Use this data to refine policy and adjust workflows.
How software simplifies this
Modern accounting platforms handle most of the expense process automatically:
- Mobile receipt capture — Employees photograph receipts; the app extracts amount, date, merchant
- Auto-categorization — Software suggests the right category based on merchant name
- Rule-based routing — Expenses automatically route to the right approver without manual intervention
- Approval anywhere — Managers approve on their phone while travelling; no need to wait until back at a desk
- Auto-posting — Approved expenses post to the correct GL accounts automatically
- Mileage tracking — Built-in calculator replaces spreadsheets and guesswork
- Integration with your full accounting system — No re-entry, no sync errors
This automation removes the tedium that makes expense management feel like busywork and lets your team focus on running the business.
Frequently Asked Questions
Q: Can employees approve their own expenses? No.

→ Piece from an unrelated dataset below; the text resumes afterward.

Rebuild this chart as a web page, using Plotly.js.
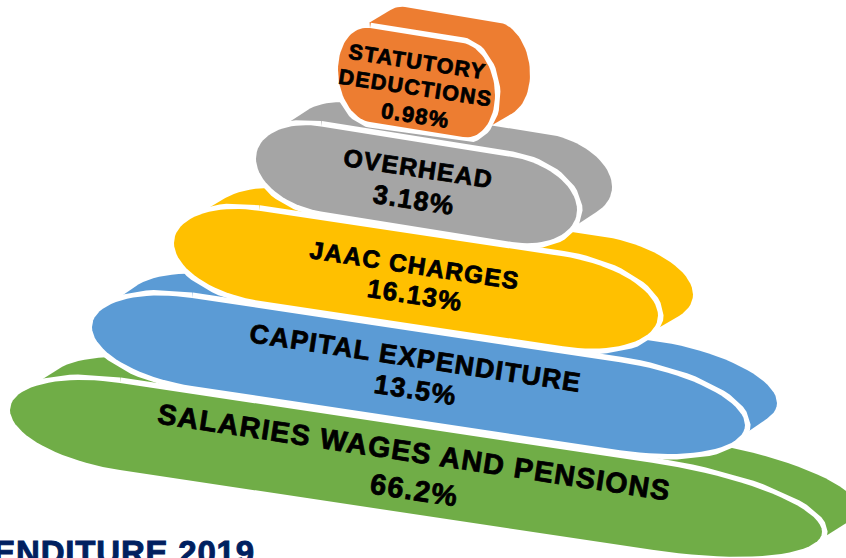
<!DOCTYPE html>
<html>
<head>
<meta charset="utf-8">
<script src="https://cdn.plot.ly/plotly-3.0.1.min.js"></script>
<style>
html,body{margin:0;padding:0;background:#fff;overflow:hidden}
.annotation-text{letter-spacing:1.3px;stroke:#000;stroke-width:0.8px}
.annotation:last-of-type .annotation-text{letter-spacing:0.8px;stroke:#002060;stroke-width:0.9px}
</style>
</head>
<body>
<div id="chart" style="width:846px;height:558px"></div>
<script>
// Data, bottom layer first
const categories = ["SALARIES WAGES AND PENSIONS", "CAPITAL EXPENDITURE", "JAAC CHARGES", "OVERHEAD", "STATUTORY DEDUCTIONS"];
const categoryLines = [["SALARIES WAGES AND PENSIONS"], ["CAPITAL EXPENDITURE"], ["JAAC CHARGES"], ["OVERHEAD"], ["STATUTORY", "DEDUCTIONS"]];
const percentages = [66.2, 13.5, 16.13, 3.18, 0.98];
const titleText = "ENDITURE 2019";

// Layout of the layered pills (separate from the data)
const colors = ["#70AD47", "#5B9BD5", "#FFC000", "#A5A5A5", "#ED7D31"];
const faceLeft = [10, 92, 174, 256, 338];
const faceRight = [822, 745, 658, 577, 495];
const faceTop = [366.5, 283, 198, 116, 23];
const faceHeight = [87, 88, 90, 85, 94];
const cornerLeft = [110, 100, 85, 65, 32];
const cornerRight = [170, 125, 95, 65, 32];
const shear = [0.15, 0.15, 0.15, 0.16, 0.16];
const depthX = [36, 32, 35, 35, 35];
const depthY = [-23, -22, -21, -23, -21];
const labelCenters = [
  [[414, 452], [414, 490]],
  [[415, 358], [415, 390]],
  [[415, 265], [415, 295]],
  [[418, 168], [414, 200]],
  [[417, 62], [415, 88], [415, 115]]
];
const labelSizes = [28.6, 26.7, 24.5, 24.8, 21.5];
const percentSizes = [29, 27, 26, 26.6, 22];
const textAngle = 8.6;

function face(i) {
  const L = faceRight[i] - faceLeft[i], H = faceHeight[i], rl = cornerLeft[i], rr = cornerRight[i], ry = H / 2, pts = [];
  const N = 40;
  for (let a = 0; a <= N; a++) {           // left end
    const th = Math.PI / 2 + Math.PI * a / N;
    pts.push([rl + rl * Math.cos(th), ry - ry * Math.sin(th)]);
  }
  for (let a = 0; a <= N; a++) {           // right end
    const th = -Math.PI / 2 + Math.PI * a / N;
    pts.push([L - rr + rr * Math.cos(th), ry - ry * Math.sin(th)]);
  }
  return pts.map(p => [faceLeft[i] + p[0], faceTop[i] + shear[i] * p[0] + p[1]]);
}
function hull(points) {
  const p = points.slice().sort((a, b) => a[0] - b[0] || a[1] - b[1]);
  const cross = (o, a, b) => (a[0] - o[0]) * (b[1] - o[1]) - (a[1] - o[1]) * (b[0] - o[0]);
  const lo = [], up = [];
  p.forEach(q => { while (lo.length > 1 && cross(lo[lo.length - 2], lo[lo.length - 1], q) <= 0) lo.pop(); lo.push(q); });
  p.slice().reverse().forEach(q => { while (up.length > 1 && cross(up[up.length - 2], up[up.length - 1], q) <= 0) up.pop(); up.push(q); });
  return lo.slice(0, -1).concat(up.slice(0, -1));
}
function closedTrace(pts, fill, lineColor, lineWidth, name) {
  const c = pts.concat([pts[0]]);
  return {
    type: "scatter", mode: "lines", name: name,
    x: c.map(p => p[0]), y: c.map(p => p[1]),
    fill: "toself", fillcolor: fill,
    line: { color: lineColor, width: lineWidth },
    hoverinfo: "skip", showlegend: false
  };
}

const traces = [];
categories.forEach((cat, i) => {
  const f = face(i);
  const back = f.map(p => [p[0] + depthX[i], p[1] + depthY[i]]);
  traces.push(closedTrace(hull(f.concat(back)), colors[i], colors[i], 0, cat + " side"));
  traces.push(closedTrace(f, "#FFFFFF", "#FFFFFF", 11, cat + " outline"));
  traces.push(closedTrace(f, colors[i], colors[i], 0, cat));
});

const annotations = [];
function addText(text, c, size) {
  annotations.push({
    text: text, x: c[0], y: c[1], xref: "x", yref: "y",
    xanchor: "center", yanchor: "middle", showarrow: false, textangle: textAngle,
    font: { family: "Liberation Sans, Arial, sans-serif", size: size, color: "#000000", weight: 700 }
  });
}
categories.forEach((cat, i) => {
  categoryLines[i].forEach((line, j) => addText(line, labelCenters[i][j], labelSizes[i]));
  addText(percentages[i] + "%", labelCenters[i][categoryLines[i].length], percentSizes[i]);
});
annotations.push({
  text: titleText, x: 0, y: 552, xshift: -12, xref: "x", yref: "y", xanchor: "left", yanchor: "middle",
  showarrow: false, font: { family: "Liberation Sans, Arial, sans-serif", size: 33, color: "#002060", weight: 700 }
});

Plotly.newPlot("chart", traces, {
  width: 846, height: 558,
  margin: { l: 0, r: 0, t: 0, b: 0 },
  paper_bgcolor: "#FFFFFF", plot_bgcolor: "#FFFFFF",
  xaxis: { range: [0, 846], visible: false, fixedrange: true },
  yaxis: { range: [558, 0], visible: false, fixedrange: true },
  annotations: annotations, showlegend: false
}, { displayModeBar: false, staticPlot: true });
</script>
</body>
</html>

Self-approval defeats the purpose by removing the check on whether spending is necessary. Everyone's expenses should be reviewed by someone else. It's not personal; it's how control systems work.

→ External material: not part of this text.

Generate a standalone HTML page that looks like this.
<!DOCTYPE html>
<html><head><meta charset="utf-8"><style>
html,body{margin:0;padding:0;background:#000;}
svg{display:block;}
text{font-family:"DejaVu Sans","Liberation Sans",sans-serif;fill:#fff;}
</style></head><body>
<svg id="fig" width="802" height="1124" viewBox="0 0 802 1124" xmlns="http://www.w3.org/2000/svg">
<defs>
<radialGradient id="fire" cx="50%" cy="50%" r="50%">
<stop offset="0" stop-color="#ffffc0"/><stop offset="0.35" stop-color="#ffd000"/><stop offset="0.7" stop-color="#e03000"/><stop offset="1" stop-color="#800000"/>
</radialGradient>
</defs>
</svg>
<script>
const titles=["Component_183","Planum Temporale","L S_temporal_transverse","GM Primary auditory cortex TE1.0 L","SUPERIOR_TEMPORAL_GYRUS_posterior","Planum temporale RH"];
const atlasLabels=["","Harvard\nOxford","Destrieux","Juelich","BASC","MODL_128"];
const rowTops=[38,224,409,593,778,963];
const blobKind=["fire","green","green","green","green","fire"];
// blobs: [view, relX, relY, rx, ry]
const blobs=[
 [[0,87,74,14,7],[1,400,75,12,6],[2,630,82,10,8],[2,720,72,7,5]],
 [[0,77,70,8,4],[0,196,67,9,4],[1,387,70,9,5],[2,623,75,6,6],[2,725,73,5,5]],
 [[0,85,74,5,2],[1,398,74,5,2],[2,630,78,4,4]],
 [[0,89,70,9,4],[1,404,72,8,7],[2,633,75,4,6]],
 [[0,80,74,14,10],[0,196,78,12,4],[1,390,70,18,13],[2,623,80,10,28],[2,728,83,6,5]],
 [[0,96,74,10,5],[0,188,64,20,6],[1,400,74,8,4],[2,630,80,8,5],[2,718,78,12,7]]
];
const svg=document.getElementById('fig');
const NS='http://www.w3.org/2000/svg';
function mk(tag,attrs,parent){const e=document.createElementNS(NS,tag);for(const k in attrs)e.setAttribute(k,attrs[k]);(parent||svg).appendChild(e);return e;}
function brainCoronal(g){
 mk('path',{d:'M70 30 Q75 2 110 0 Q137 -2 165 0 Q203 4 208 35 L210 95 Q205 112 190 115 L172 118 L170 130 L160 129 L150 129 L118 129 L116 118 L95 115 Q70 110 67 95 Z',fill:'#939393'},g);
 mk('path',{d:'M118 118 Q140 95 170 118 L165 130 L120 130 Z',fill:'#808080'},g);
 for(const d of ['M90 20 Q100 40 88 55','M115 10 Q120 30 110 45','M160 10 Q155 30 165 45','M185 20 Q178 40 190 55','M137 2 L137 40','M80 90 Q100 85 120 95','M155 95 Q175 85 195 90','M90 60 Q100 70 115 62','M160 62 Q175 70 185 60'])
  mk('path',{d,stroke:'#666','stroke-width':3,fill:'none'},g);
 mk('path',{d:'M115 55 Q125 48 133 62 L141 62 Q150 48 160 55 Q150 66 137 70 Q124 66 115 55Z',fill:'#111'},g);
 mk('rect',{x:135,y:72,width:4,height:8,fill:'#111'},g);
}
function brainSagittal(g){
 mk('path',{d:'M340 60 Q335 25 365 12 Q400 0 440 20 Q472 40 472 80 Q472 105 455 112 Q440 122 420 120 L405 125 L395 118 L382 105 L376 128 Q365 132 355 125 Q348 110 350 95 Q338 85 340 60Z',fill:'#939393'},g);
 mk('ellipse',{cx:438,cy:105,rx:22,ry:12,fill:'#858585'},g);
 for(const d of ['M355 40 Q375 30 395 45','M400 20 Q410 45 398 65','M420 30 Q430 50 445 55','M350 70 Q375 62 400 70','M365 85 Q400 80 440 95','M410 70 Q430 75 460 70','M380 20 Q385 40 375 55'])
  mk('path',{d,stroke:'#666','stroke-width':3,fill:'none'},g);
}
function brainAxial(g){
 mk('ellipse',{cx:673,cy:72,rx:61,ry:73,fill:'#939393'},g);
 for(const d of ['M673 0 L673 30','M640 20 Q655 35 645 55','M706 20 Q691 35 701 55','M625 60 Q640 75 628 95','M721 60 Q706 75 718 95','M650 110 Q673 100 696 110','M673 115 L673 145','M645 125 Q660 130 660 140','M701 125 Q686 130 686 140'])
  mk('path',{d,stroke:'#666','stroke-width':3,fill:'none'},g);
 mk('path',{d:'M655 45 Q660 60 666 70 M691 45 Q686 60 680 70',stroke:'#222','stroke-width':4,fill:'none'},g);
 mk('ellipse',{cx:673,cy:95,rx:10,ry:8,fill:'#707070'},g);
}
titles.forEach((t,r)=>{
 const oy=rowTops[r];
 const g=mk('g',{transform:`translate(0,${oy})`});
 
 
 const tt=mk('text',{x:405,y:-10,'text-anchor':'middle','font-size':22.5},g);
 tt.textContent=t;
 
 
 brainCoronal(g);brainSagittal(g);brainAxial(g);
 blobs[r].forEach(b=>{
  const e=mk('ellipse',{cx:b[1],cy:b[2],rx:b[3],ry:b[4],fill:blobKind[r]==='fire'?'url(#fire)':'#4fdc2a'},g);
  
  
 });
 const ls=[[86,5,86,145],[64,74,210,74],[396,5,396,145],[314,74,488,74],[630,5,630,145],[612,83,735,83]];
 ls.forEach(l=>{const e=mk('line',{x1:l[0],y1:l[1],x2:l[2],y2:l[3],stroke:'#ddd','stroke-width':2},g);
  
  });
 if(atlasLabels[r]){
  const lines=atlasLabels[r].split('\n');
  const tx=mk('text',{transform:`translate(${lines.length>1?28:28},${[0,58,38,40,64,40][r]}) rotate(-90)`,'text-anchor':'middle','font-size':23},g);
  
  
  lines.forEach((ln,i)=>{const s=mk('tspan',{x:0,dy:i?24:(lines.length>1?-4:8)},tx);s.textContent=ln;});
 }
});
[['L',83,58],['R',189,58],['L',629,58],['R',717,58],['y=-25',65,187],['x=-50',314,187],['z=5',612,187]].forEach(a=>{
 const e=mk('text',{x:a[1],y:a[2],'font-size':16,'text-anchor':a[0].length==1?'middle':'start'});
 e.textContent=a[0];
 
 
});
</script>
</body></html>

Q: What's the minimum threshold for requiring a receipt? HMRC typically expects receipts for expenses above a certain amount (commonly £5–25 depending on context). Set this based on your risk tolerance and team size. Smaller teams can require receipts for everything. Larger teams might set £25 to reduce friction without losing visibility.

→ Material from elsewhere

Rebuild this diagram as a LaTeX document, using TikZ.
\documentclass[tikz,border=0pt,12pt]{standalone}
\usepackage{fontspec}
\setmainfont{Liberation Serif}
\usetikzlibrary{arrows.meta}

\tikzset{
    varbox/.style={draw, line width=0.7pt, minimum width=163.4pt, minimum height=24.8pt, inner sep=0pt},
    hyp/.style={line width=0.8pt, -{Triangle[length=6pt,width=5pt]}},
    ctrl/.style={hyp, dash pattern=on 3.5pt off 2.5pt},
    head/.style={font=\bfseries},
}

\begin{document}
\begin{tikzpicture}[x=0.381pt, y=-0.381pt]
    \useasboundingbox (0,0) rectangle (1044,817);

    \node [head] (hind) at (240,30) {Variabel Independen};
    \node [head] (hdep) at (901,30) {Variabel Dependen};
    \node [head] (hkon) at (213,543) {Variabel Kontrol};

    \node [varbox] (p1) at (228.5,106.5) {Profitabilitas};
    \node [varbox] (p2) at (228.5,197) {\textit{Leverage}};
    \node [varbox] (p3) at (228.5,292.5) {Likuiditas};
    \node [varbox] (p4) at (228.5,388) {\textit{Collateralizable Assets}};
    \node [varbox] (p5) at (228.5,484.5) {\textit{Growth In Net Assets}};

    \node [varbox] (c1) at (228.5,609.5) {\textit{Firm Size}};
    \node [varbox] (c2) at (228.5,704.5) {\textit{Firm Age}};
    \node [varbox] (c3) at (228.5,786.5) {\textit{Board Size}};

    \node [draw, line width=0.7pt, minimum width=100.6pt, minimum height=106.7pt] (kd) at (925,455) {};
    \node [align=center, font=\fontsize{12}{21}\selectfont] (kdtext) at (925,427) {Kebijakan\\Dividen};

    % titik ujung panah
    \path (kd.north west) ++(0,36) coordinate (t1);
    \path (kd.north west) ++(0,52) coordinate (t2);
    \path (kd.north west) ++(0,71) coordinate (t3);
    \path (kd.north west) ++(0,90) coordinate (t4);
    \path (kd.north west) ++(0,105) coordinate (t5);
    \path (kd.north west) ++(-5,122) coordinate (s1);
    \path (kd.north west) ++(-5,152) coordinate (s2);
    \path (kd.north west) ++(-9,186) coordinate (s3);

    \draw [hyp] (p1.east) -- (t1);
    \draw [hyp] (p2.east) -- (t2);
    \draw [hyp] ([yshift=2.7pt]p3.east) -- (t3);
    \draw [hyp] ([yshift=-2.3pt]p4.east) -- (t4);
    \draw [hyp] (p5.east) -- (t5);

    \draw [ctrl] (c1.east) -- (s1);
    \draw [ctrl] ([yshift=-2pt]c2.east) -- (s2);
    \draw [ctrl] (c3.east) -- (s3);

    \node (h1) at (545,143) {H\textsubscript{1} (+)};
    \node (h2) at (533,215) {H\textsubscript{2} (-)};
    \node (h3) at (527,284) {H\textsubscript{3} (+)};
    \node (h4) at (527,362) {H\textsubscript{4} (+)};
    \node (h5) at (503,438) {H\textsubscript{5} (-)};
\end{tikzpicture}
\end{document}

Q: How do I handle recurring expenses that don't need approval each time? For truly recurring, pre-approved expenses like a monthly software subscription, you can auto-approve them if submitted. Document which expenses fall into this category. Everything else flows through the normal approval process.
Q: What if an employee disagrees with a rejection? Build in an appeal or escalation process. Let them resubmit with additional justification or ask for a higher-level review. People accept decisions they disagree with more readily when they understand the reasoning and have been heard.
Q: How do I handle foreign currency expenses? Specify in your policy which exchange rate employees should use (typically the Bank of England daily rate on the expense date). If your system integrates with a currency API, it can auto-populate the correct rate. Document this in training so there's no ambiguity.
Q: What if someone repeatedly submits expenses that don't meet policy? Assume it's an understanding problem first, not dishonesty. Provide one-to-one feedback or refresher training. If it continues, escalate to their manager. Pattern violations deserve a conversation before assuming intent.
Q: Should I pre-approve expenses for recurring business activities? Yes. If someone travels to the same client monthly or attends recurring training, pre-approve a batch at the start of the quarter. This reduces approval friction without losing control. Just require receipts and periodic audits to ensure expenses match what was approved.
Q: How does this integrate with accounts payable and accrued expenses? Approved expenses automatically flow into accounts payable, where they're matched to GL codes and recorded as accrued expenses if not yet paid. This keeps everything connected and ensures accurate financial reporting.
Start with structure, not perfection
You don't need a perfect system from day one. Start with a simple policy, basic workflow, and receipt requirements. As your team grows, add complexity — additional approval levels, category-specific rules, tighter controls.
The important thing is to start. Any structured expense process is better than no process at all. Your team will actually use a simple system that works. A perfect system nobody understands collapses under its own weight.